Amid all the headline-grabbing antics of the U.S. presidential race, there are serious health and science policies that will need to be addressed in the coming years.
To that end, Scientific American recently asked policy experts at universities, non-profits, foundations and elsewhere about top scientific issues--what government should be doing to promote health, safety and productivity--that the candidates should be talking about, but aren’t.
Three of their answers included:
- “Superbugs:" Antibiotic-resistant infections are expected to kill more people than cancer by 2050. Yet drug companies are hesitant to invest heavily in treatments typically used for a single occurrence of an illness. Experts say Congress should fund some of the research and enact legislation to ease the financial burden of developing new drugs. Beyond that, they urge less feeding of antibiotics to cows and pigs and increased efforts to reduce infections in the first place, by promoting hand washing, for instance.

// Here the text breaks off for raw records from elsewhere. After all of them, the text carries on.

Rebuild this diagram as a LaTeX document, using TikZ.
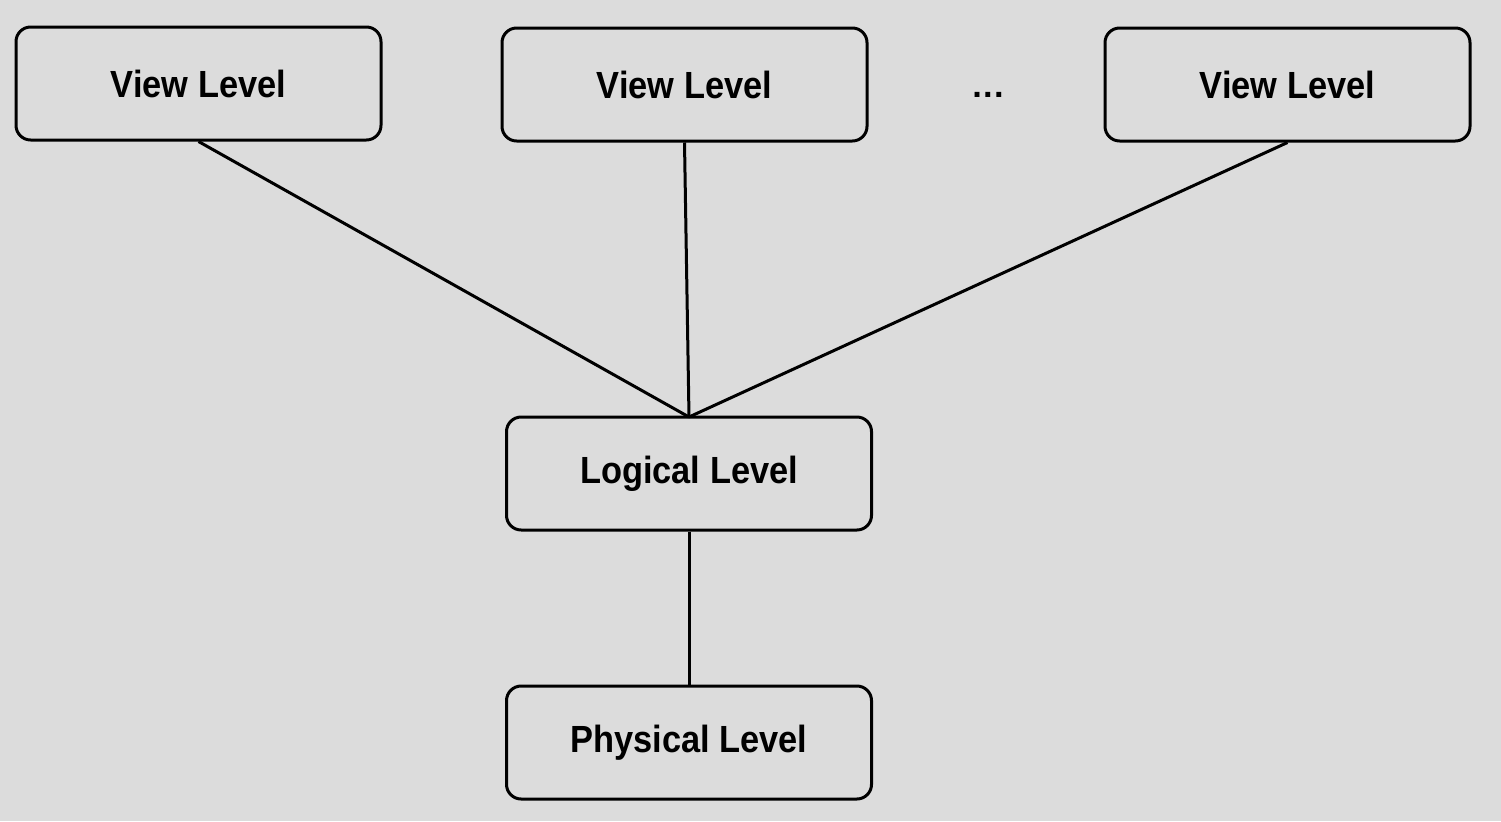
\documentclass[tikz,border=0pt]{standalone}
\usepackage{fontspec}
\usepackage{graphicx}
\setmainfont{Liberation Sans}
\definecolor{bggray}{RGB}{220,220,220}
\newcommand{\lvltext}[1]{\scalebox{1}[1.1]{#1}}
\tikzset{
  levelbox/.style={draw=black, line width=2.25, rounded corners=11, fill=bggray,
    minimum width=273.75, minimum height=84.75, inner sep=0pt,
    font=\fontsize{25.8}{30}\selectfont\bfseries},
  link/.style={draw=black, line width=2.25}
}
\begin{document}
\begin{tikzpicture}[x=0.75pt,y=0.75pt,yscale=-1,xscale=1]
%background, sets the size of the page
\fill[bggray] (0,0) rectangle (1501,821);
\useasboundingbox (0,0) rectangle (1501,821);

%View levels
\node[levelbox] (view1) at (198.5,83.5) {\lvltext{View Level}};
\node[levelbox] (view2) at (684.5,84.5) {\lvltext{View Level}};
\node[levelbox] (view3) at (1287.5,84.5) {\lvltext{View Level}};
\node[font=\fontsize{25.8}{30}\selectfont\bfseries, inner sep=0pt] (dots) at (988,95) {.\kern1pt.\kern1pt.};

%Logical and physical levels
\node[levelbox] (logical) at (689,473.5) {\lvltext{Logical Level}};
\node[levelbox] (physical) at (689,742.5) {\lvltext{Physical Level}};

%Links
\coordinate (meet) at (689,417);
\draw[link] (view1.south) -- (meet);
\draw[link] (view2.south) -- (meet);
\draw[link] (view3.south) -- (meet);
\draw[link] (logical) -- (physical);

\end{tikzpicture}
\end{document}
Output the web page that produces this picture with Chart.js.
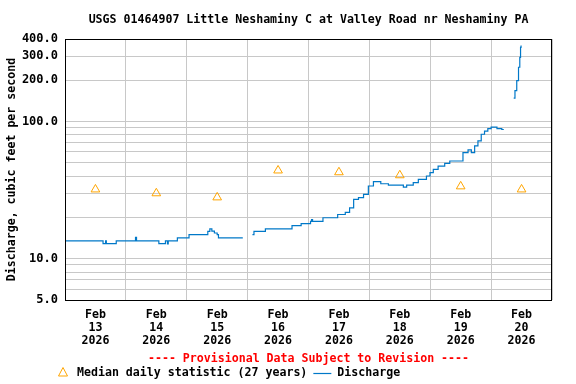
<!DOCTYPE html>
<html>
<head>
<meta charset="utf-8">
<script src="https://cdn.jsdelivr.net/npm/chart.js@4"></script>
<style>
  body { margin: 0; background: #fff; }
  #wrap { width: 576px; height: 384px; }
</style>
</head>
<body>
<div id="wrap"><canvas id="flowChart" width="576" height="384"></canvas></div>
<script>
// USGS 01464907 - discharge, Feb 13-20 2026

const titleText = 'USGS 01464907 Little Neshaminy C at Valley Road nr Neshaminy PA';
const yAxisTitle = 'Discharge, cubic feet per second';
const provisionalText = '---- Provisional Data Subject to Revision ----';
const medianLabel = 'Median daily statistic (27 years)';
const dischargeLabel = 'Discharge';

// x axis: hours since Feb 13 2026 00:00
const monthLabel = 'Feb';
const yearLabel = '2026';
const dayLabels = ['13', '14', '15', '16', '17', '18', '19', '20'];

const yGridValues = [5, 6, 7, 8, 9, 10, 20, 30, 40, 50, 60, 70, 80, 90, 100, 200, 300, 400];
const yLabelValues = [5, 10, 100, 200, 300, 400];

// median daily statistic, plotted at noon of each day
const medianHours = [12, 36, 60, 84, 108, 132, 156, 180];
const medianCfs = [32, 30, 28, 44, 42.7, 40.6, 33.7, 32];

// discharge steps (value holds from its hour until the next one), null = gap
const dischargeHours = [
    0, 15.0, 16.0, 16.3, 20.2, 27.8, 28.2, 37.0, 39.6, 40.4, 40.7, 44.3, 48.9,
    56.3, 57.1, 57.9, 58.9, 60.0, 60.5, 70.1,
    72,
    73.9, 74.5, 79.0, 89.5, 93.1, 96.8, 97.2, 97.6, 101.7, 107.5, 110.5, 112.2,
    113.8, 115.7, 117.7, 119.6, 121.6, 124.5, 127.5, 131.4, 133.4, 134.7, 137.3,
    139.3, 142.5, 143.9, 145.2, 147.1, 149.7, 151.7, 155.6, 156.9, 158.9, 160.2,
    161.5, 162.8, 164.1, 165.4, 166.7, 168.0, 170.3, 172.2, 173.0,
    175,
    176.9, 177.4, 178.1, 178.8, 179.3, 179.6, 179.8
];
const dischargeCfs = [
    13.5, 12.9, 13.5, 12.9, 13.5, 14.3, 13.5, 12.9, 13.5, 12.8, 13.5, 14.2, 15.0,
    15.8, 16.5, 15.9, 15.4, 15.0, 14.2, 14.2,
    null,
    15.0, 15.8, 16.5, 17.4, 18.0, 18.7, 19.3, 18.7, 19.9, 21.0, 21.8, 23.5,
    27.1, 27.9, 29.5, 33.9, 36.5, 35.2, 34.4, 34.4, 33.3, 34.4, 35.9,
    37.9, 40.1, 42.4, 44.8, 47.4, 49.6, 51.6, 51.6, 59.4, 62.1, 59.4,
    66.5, 72.2, 80.8, 85.2, 88.9, 91.2, 88.9, 87.5, 87.5,
    null,
    148, 168, 199, 249, 294, 348, 359
];

const FONT = '"DejaVu Sans Mono", "Liberation Mono", monospace';
const TEXT_SIZE = 11.6;
const BLUE = 'rgb(0, 120, 200)';
const ORANGE = '#FFA500';
const GRID = '#c8c8c8';

// frame, titles and legend drawn straight on the canvas
const decorations = {
    id: 'decorations',
    afterDraw(chart) {
        const { ctx, chartArea: a } = chart;
        const midX = (a.left + a.right) / 2;
        const midY = (a.top + a.bottom) / 2;
        ctx.save();

        ctx.strokeStyle = '#000';
        ctx.lineWidth = 1;
        ctx.strokeRect(a.left + 0.5, a.top + 0.5, a.right - a.left - 1, a.bottom - a.top);

        ctx.font = 'bold ' + TEXT_SIZE + 'px ' + FONT;
        ctx.textBaseline = 'middle';
        ctx.textAlign = 'center';
        ctx.fillStyle = '#000';
        ctx.fillText(titleText, midX, 20);

        ctx.save();
        ctx.translate(12, midY);
        ctx.rotate(-Math.PI / 2);
        ctx.fillText(yAxisTitle, 0, 0);
        ctx.restore();

        ctx.fillStyle = '#f00';
        ctx.fillText(provisionalText, midX, 359);

        // legend
        const ly = 373;
        ctx.strokeStyle = ORANGE;
        ctx.beginPath();
        ctx.moveTo(63, ly - 5.5);
        ctx.lineTo(67.5, ly + 3);
        ctx.lineTo(58.5, ly + 3);
        ctx.closePath();
        ctx.stroke();

        ctx.textAlign = 'left';
        ctx.fillStyle = '#000';
        ctx.fillText(medianLabel, 77, ly);
        let x = 77 + ctx.measureText(medianLabel).width + 6;
        ctx.strokeStyle = BLUE;
        ctx.lineWidth = 1.2;
        ctx.beginPath();
        ctx.moveTo(x, ly + 0.5);
        ctx.lineTo(x + 18, ly + 0.5);
        ctx.stroke();
        ctx.fillText(dischargeLabel, x + 24, ly);

        ctx.restore();
    }
};

const dischargePoints = dischargeHours.map((h, i) => ({ x: h, y: dischargeCfs[i] }));
const medianPoints = medianHours.map((h, i) => ({ x: h, y: medianCfs[i] }));

new Chart(document.getElementById('flowChart'), {
    type: 'line',
    data: {
        datasets: [
            {
                label: medianLabel,
                data: medianPoints,
                showLine: false,
                pointStyle: 'triangle',
                pointRadius: 5,
                pointBorderColor: ORANGE,
                pointBackgroundColor: 'rgba(0,0,0,0)',
                pointBorderWidth: 1
            },
            {
                label: dischargeLabel,
                data: dischargePoints,
                stepped: true,
                spanGaps: false,
                borderColor: BLUE,
                borderWidth: 1.2,
                pointRadius: 0
            }
        ]
    },
    options: {
        responsive: false,
        animation: false,
        layout: { padding: { top: 39, right: 24, bottom: 0, left: 0 } },
        plugins: {
            legend: { display: false },
            title: { display: false },
            tooltip: { enabled: false }
        },
        scales: {
            x: {
                type: 'linear',
                min: 0,
                max: 192,
                afterBuildTicks: scale => {
                    const ticks = [];
                    for (let h = 0; h <= 192; h += 12) ticks.push({ value: h });
                    scale.ticks = ticks;
                },
                afterFit: scale => { scale.height = 84; },
                border: { display: false },
                grid: {
                    drawTicks: false,
                    color: c => (c.tick && c.tick.value % 24 === 0) ? GRID : 'rgba(0,0,0,0)'
                },
                ticks: {
                    autoSkip: false,
                    maxRotation: 0,
                    padding: 8,
                    color: '#000',
                    font: { family: FONT, size: TEXT_SIZE, weight: 'bold', lineHeight: '13px' },
                    callback: v => (v % 24 === 12) ? [monthLabel, dayLabels[(v - 12) / 24], yearLabel] : ''
                }
            },
            y: {
                type: 'logarithmic',
                min: 5,
                max: 400,
                afterBuildTicks: scale => {
                    scale.ticks = yGridValues.map(v => ({ value: v }));
                },
                afterFit: scale => { scale.width = 65; },
                border: { display: false },
                grid: { drawTicks: false, color: GRID },
                ticks: {
                    autoSkip: false,
                    padding: 7,
                    color: '#000',
                    font: { family: FONT, size: 12, weight: 'bold' },
                    callback: v => yLabelValues.includes(v) ? v.toFixed(1) : ''
                }
            }
        }
    },
    plugins: [decorations]
});
</script>
</body>
</html>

- Continued examination of the right to die: For now, assisted suicide is left up to the states, but the polarizing debate raises religious and ethical questions about who should have authority to decide. For instance, earlier this year, a group of doctors filed a lawsuit to overturn a California law that allows physicians to prescribe medications to terminally-ill patients who want to end their lives.
- Obesity: While experts say there is no single way to reduce obesity, some state and city efforts to promote exercise and healthy eating habits have been shown to work. Anthem Blue Cross recently announced an effort with a California medical group and a healthcare mobile app developer to see whether one-on-one coaching, family education and an app to track it all can help curb childhood obesity. Still, many feel doctors need better education on obesity.
The article touched on other topics, as well, including the potential use of biotechnology to make guns safer, and an increased focus on technology education standards by the government. The latter, according to the article, could help produce more homegrown scientists and engineers.